Plaintiff further objects that the request “seeks disclosure of privileged or confidential information.” Dkt. # 24-1 at 17. If plaintiff believes that certain information sought by the requests is protected by a recognized privilege, then plaintiff must follow the procedure for making a claim of privilege outlined in Federal Rule of Civil Procedure 26(b)(5). He may not assert a conclusory blanket claim of “privilege” as a justification for refusing to produce any documents in response to defendant's discovery request.

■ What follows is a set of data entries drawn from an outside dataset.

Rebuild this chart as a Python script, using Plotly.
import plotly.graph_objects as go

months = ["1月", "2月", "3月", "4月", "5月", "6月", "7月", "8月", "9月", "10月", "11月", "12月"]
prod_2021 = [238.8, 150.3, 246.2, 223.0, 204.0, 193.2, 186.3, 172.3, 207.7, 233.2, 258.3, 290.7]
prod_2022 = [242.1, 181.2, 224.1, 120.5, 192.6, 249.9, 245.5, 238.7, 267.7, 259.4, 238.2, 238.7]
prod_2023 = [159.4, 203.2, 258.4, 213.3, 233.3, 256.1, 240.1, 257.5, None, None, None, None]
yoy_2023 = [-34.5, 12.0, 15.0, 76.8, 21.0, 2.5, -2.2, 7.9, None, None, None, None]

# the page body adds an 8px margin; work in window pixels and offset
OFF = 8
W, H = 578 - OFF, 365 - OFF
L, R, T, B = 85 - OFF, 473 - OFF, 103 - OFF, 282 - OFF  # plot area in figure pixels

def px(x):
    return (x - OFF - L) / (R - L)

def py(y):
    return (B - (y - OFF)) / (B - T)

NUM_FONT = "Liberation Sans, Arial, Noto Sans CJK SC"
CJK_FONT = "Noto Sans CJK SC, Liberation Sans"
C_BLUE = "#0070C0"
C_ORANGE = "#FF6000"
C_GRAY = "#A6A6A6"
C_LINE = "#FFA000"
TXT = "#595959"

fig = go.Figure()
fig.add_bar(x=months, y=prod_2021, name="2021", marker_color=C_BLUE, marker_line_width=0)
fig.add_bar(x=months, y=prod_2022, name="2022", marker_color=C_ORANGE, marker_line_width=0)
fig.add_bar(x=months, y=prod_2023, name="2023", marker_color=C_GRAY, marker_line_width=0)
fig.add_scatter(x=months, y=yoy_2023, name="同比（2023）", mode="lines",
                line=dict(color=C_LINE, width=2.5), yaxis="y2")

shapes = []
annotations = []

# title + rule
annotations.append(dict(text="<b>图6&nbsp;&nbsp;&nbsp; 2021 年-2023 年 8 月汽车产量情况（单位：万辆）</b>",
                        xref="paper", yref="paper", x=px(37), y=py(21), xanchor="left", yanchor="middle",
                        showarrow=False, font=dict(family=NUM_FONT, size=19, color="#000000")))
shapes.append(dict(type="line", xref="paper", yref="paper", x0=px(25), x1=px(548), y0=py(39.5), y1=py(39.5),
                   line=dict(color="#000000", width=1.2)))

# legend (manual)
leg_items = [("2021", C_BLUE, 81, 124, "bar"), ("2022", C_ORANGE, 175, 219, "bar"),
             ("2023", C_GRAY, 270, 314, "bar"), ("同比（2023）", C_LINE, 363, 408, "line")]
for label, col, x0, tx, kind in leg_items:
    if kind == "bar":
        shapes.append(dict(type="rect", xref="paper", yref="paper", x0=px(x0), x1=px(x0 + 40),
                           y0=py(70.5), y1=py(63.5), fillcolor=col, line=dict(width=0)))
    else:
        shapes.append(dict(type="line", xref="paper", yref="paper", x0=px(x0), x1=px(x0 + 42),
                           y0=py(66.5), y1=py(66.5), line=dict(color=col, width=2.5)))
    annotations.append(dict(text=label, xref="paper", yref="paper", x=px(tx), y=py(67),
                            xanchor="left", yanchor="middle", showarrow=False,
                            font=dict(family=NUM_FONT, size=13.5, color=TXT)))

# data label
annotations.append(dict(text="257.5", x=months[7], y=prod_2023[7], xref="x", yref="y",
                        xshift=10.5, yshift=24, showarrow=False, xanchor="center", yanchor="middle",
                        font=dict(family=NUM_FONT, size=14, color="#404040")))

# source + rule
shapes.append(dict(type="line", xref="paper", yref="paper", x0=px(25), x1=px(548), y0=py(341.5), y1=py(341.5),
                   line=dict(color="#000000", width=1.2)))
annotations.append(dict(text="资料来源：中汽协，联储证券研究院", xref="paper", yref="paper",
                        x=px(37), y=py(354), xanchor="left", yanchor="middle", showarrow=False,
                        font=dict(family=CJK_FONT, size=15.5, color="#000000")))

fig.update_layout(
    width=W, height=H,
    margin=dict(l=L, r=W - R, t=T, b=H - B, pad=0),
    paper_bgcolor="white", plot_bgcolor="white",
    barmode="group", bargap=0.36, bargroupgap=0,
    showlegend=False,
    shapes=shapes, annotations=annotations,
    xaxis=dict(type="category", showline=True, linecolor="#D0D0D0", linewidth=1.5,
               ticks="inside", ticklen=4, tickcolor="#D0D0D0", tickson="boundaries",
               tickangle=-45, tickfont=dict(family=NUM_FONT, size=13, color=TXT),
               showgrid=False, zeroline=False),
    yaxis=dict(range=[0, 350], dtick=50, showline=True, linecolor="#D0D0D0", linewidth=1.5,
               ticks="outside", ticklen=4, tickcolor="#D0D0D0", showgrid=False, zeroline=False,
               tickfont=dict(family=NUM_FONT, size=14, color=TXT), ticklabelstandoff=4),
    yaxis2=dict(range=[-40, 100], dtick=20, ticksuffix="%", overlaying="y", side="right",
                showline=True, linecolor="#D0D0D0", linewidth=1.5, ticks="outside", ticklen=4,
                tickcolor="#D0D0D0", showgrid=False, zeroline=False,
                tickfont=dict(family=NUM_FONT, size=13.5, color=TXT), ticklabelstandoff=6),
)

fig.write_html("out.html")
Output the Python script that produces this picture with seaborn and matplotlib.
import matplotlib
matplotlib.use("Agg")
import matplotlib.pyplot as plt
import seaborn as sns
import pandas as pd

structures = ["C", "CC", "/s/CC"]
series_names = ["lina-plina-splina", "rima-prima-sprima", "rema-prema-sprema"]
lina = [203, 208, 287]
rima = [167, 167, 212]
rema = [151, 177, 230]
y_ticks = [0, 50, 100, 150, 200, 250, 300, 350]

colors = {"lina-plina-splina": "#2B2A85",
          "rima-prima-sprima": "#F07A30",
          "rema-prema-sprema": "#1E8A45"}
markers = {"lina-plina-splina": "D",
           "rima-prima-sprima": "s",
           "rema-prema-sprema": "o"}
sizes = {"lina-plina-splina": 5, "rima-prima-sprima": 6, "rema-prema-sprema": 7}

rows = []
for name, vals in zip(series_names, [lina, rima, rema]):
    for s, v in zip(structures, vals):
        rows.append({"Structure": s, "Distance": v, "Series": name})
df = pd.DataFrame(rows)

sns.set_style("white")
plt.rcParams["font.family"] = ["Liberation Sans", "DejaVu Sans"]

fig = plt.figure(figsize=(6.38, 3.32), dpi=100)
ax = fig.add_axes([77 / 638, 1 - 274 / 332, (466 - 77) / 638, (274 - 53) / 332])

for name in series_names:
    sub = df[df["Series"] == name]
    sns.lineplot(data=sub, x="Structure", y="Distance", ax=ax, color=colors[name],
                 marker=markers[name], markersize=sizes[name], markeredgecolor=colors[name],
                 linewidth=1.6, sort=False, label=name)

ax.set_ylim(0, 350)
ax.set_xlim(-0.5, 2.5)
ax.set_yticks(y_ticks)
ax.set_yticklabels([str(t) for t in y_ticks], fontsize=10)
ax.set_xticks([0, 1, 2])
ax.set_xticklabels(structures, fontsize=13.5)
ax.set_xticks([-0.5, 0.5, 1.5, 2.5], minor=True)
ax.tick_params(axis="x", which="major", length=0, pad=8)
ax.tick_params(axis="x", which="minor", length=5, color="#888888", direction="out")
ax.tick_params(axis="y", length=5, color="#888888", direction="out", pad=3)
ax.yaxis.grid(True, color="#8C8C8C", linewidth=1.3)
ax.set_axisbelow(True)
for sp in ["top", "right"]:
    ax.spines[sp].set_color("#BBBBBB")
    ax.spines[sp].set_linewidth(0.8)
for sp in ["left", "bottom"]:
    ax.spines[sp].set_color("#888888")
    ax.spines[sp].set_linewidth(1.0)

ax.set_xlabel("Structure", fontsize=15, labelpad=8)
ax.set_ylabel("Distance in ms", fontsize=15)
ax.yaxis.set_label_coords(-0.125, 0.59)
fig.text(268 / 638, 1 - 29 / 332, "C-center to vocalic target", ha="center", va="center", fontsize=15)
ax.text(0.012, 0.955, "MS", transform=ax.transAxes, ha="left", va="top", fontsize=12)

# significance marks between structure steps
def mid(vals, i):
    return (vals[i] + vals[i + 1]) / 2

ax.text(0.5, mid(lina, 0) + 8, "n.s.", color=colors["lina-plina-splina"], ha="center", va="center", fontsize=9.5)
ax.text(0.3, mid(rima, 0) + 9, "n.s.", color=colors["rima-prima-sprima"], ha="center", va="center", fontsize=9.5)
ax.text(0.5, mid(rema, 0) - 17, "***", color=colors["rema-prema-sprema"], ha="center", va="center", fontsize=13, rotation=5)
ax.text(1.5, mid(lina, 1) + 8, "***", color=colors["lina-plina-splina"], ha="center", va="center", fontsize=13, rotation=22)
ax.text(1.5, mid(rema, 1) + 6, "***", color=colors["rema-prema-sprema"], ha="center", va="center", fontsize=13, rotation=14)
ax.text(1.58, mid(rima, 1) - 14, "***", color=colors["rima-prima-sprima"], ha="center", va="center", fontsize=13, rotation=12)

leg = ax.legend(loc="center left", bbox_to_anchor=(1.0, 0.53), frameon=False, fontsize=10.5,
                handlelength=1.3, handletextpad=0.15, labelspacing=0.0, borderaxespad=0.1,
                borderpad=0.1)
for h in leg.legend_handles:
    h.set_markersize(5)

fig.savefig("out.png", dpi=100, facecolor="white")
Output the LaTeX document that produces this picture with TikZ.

Finally, plaintiff raises an objection that the request seeks “inaccessible data (i.e. phone calls between Plaintiff and EEOC etc.).” Dkt. # 24-1 at 17. However, the Federal Rules of Civil Procedure require only that a responding party produce “writings, drawings, graphs, charts, photographs, sound recordings, images, and other data or data compilations” that are within the “responding party's possession, custody, or control.” Fed. R. Civ. P. 34(a)(1).
The Court finds that plaintiff has failed to demonstrate that discovery should be disallowed and accordingly grants defendant's motion to compel.
IV. Conclusion
For all the foregoing reasons, defendant's motion to compel (Dkt. # 23) is GRANTED. Plaintiff must respond in writing to each of the production requests and provide Amazon with all responsive documents within 14 days of this Order.
IT IS SO ORDERED.
DATED this 19th day of September, 2023.